** WORK INSTRUCTIONS **
Give only the number of lines in the records below that contain the word "this".
+++ LISTING
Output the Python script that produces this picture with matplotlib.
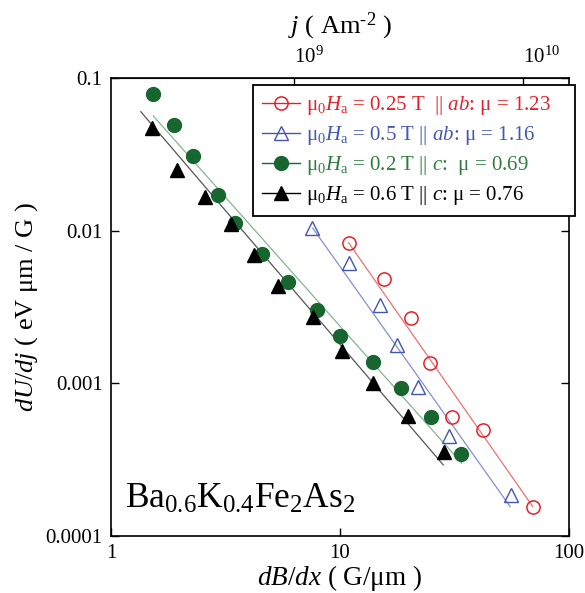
++++++
+++ LISTING
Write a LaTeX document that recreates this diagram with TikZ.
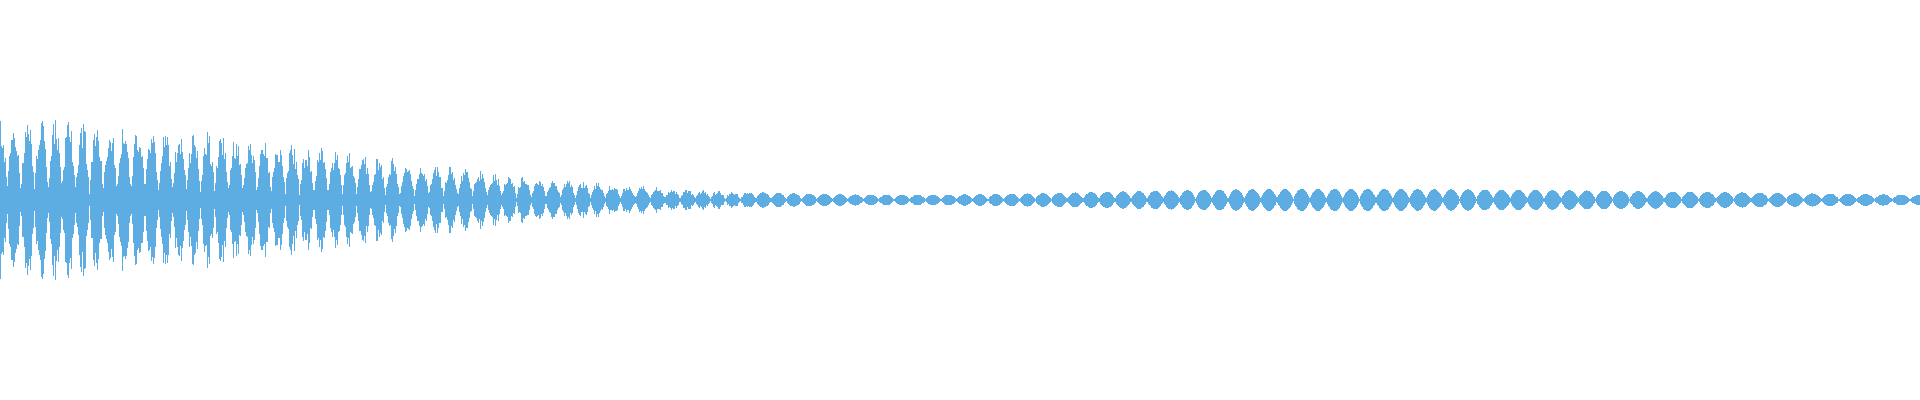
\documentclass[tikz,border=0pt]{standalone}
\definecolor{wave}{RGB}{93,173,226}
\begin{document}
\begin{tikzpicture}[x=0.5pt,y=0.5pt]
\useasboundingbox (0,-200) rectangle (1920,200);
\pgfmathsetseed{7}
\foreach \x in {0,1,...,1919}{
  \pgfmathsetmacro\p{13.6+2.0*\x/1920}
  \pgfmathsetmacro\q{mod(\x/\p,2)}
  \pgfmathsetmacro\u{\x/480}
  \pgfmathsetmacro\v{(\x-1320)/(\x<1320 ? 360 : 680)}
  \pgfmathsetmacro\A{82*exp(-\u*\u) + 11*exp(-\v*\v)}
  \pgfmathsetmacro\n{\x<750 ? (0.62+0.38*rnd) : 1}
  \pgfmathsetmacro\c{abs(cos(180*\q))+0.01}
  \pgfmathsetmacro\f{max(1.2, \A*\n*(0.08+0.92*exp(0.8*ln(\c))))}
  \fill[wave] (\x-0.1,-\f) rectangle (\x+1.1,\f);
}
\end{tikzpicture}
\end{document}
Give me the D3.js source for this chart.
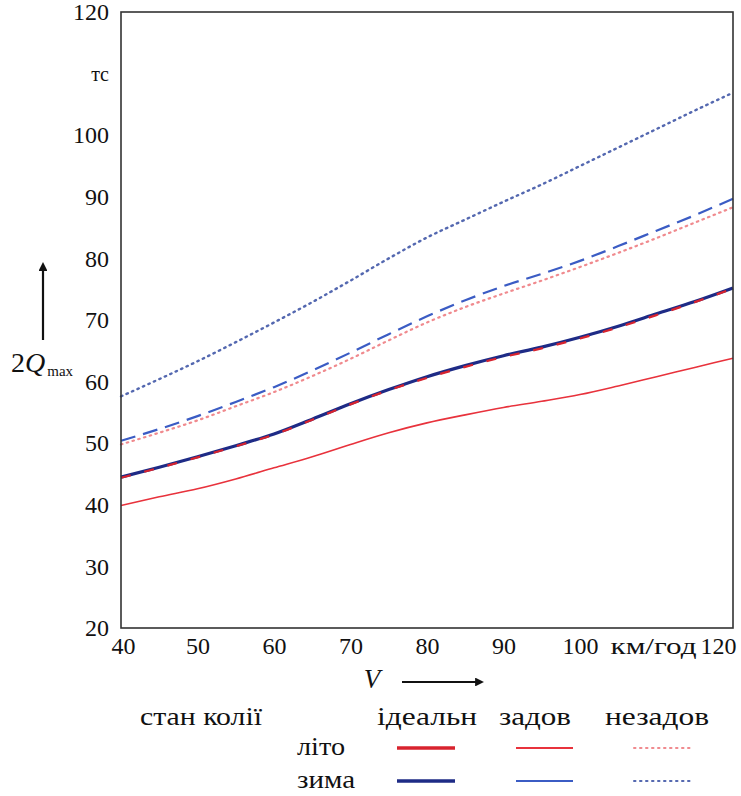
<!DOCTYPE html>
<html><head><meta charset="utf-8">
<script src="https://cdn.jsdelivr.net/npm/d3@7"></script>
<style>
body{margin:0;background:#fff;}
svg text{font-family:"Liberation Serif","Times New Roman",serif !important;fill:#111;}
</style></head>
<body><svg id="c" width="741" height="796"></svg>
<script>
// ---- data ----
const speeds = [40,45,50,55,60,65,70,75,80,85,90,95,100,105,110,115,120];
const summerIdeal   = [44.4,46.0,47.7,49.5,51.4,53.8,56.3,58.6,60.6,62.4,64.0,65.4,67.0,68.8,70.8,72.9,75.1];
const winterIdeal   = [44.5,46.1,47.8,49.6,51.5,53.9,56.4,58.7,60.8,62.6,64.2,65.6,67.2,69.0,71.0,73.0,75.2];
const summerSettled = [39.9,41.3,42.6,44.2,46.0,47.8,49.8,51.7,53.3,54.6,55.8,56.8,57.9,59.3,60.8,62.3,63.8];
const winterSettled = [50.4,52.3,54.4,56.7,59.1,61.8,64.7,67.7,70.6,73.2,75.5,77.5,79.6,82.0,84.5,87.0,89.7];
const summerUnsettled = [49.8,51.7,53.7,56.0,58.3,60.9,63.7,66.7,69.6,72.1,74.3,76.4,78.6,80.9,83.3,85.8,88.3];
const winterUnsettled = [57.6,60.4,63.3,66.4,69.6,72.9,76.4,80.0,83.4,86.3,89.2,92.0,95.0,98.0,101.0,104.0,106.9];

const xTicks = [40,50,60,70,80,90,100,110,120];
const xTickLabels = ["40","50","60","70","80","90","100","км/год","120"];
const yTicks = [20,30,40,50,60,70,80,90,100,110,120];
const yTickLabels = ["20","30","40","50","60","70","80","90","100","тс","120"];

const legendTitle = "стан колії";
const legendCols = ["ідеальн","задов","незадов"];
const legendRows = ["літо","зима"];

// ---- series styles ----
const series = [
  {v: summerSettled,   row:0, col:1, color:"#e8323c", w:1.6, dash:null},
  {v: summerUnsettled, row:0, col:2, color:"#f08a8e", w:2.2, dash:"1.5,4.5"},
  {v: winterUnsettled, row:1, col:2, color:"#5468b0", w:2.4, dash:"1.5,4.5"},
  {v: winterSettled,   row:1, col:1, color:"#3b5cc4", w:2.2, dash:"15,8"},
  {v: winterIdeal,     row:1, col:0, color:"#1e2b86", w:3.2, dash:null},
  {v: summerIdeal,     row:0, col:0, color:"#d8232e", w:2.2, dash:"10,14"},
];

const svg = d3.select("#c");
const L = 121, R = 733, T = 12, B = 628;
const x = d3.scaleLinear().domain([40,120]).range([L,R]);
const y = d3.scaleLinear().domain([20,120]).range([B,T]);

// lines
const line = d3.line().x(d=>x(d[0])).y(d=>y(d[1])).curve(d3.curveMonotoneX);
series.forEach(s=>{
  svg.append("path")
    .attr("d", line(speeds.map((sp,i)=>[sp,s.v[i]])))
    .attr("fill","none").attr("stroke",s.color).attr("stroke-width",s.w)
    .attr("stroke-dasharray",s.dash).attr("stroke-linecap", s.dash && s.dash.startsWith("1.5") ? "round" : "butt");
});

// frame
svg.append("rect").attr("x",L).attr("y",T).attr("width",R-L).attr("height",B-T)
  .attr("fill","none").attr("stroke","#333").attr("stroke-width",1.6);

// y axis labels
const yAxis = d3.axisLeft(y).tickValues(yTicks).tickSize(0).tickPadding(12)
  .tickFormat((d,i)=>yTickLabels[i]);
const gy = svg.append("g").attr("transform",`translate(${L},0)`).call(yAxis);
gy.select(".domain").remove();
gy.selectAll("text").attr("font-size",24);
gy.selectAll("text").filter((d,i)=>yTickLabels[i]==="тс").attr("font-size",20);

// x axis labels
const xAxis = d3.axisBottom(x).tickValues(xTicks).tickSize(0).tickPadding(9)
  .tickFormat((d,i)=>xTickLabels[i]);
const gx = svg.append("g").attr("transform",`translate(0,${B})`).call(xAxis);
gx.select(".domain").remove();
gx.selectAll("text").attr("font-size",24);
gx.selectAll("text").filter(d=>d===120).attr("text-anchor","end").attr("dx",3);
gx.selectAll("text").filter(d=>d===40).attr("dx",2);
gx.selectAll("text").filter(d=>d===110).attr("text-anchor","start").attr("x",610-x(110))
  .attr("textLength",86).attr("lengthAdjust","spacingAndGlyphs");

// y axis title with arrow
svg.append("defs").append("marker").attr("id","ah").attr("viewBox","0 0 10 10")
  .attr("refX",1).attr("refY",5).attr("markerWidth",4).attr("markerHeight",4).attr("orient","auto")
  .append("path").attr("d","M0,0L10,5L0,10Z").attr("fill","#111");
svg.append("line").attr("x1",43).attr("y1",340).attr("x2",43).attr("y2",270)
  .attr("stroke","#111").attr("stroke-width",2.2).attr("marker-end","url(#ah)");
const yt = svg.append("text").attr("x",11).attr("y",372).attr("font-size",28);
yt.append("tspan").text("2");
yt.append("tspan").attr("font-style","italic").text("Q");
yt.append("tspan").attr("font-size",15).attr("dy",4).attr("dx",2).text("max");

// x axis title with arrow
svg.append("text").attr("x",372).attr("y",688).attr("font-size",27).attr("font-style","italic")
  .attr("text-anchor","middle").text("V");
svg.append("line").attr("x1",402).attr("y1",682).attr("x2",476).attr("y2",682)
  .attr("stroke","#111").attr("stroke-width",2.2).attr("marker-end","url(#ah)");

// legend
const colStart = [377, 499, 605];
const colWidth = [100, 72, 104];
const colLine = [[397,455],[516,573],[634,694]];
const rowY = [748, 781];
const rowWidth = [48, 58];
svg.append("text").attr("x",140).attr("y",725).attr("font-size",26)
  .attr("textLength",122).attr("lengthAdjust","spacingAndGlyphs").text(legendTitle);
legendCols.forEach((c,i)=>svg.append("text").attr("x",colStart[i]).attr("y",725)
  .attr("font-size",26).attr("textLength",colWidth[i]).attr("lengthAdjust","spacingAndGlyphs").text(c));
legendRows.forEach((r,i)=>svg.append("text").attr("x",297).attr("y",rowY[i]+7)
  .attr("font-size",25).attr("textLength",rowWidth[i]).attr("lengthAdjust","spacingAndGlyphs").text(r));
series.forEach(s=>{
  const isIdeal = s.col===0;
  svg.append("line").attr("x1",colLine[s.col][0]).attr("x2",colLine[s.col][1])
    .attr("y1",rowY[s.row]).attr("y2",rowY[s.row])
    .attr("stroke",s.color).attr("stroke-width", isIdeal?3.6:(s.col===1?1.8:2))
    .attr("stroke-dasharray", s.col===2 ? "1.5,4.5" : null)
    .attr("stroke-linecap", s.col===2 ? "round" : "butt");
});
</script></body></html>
++++++
** TASK RESPONSE **
3